I can do both But I won't sinceYOU have to do YOUR homework
But If you come with a list and a tentative explanation, I guess I, and everybody else in the forum, will gladly suggest any needed modification.
Very well done.
It is my homework. But seriously i have been through all my books, looked all over the web and done everything i can to find this out and this is my last option. If i could just look it up do you think i would go to the trouble of posting a message on the internet?
Well then you should learn how to use a search engine. I typed "energy transfer ecology" in Google and I found that. If you refine a little the query- just like in think a little bit which keywords may be helpfull- you will probably find plenty of thinks. But the 7th slide should be quite a cue.
For the rest, think about size, surface to volume ratio, and homeothermy (huh? see the dictionnary)...
Good luck for the rest
Ah, you're trying to directly solve the problem is the problem.

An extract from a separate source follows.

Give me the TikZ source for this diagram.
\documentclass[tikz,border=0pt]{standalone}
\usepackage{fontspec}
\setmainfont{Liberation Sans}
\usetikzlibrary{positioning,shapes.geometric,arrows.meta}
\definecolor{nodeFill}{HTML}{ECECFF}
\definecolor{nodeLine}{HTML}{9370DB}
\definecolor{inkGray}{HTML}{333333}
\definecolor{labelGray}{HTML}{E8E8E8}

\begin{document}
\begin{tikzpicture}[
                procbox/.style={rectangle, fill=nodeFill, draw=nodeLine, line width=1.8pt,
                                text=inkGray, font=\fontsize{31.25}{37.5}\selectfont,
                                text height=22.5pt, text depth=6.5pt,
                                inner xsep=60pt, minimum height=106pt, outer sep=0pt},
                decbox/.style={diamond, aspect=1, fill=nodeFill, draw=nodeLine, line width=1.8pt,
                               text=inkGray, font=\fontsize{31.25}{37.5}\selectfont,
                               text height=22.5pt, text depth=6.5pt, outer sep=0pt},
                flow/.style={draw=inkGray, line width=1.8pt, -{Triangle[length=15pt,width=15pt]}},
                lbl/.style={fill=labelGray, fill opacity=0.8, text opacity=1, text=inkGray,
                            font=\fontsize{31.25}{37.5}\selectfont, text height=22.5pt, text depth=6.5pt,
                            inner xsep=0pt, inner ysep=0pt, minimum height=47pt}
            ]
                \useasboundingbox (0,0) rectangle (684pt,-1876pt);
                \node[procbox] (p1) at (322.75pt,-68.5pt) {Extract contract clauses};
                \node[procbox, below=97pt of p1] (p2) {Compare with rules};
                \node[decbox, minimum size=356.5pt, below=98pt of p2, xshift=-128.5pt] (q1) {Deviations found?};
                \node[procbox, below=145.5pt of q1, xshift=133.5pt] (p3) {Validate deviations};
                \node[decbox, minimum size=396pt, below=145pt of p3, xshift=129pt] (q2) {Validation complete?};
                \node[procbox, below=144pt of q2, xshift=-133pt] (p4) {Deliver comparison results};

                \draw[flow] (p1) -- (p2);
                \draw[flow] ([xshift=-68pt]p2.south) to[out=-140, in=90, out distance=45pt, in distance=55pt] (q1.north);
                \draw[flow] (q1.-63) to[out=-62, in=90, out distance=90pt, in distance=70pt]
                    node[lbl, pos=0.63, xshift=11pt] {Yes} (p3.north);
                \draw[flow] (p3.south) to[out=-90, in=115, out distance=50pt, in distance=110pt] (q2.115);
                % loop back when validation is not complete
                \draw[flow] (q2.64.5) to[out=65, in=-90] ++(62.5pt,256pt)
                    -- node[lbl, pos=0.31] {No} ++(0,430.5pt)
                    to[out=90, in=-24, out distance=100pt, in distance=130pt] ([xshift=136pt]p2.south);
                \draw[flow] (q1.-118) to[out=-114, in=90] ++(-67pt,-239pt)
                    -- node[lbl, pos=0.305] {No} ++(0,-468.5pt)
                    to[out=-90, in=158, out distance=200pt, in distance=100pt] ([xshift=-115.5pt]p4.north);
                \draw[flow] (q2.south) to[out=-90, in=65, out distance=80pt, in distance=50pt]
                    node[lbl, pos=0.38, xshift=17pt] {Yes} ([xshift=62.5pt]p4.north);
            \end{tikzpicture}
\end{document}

You probably won't find a table listing them all in order. You have to come to your own conclusions.
Like Canalon said you should probably by this point understand a few key concepts, such as volume to surface area, ecto and endotherms, (hint cold vs. warm blooded), size and other concepts. These all relate to how efficient an organism is. Don't try and google the answer, you need to understand where to start.
Is an organism more efficient if it produces and maintains it's own body heat, or regulates it through other means?
Will a bigger animal be more efficient than a smaller one?
How does volume correspond to surface area?
Probably too late by now. Hope you figured it out.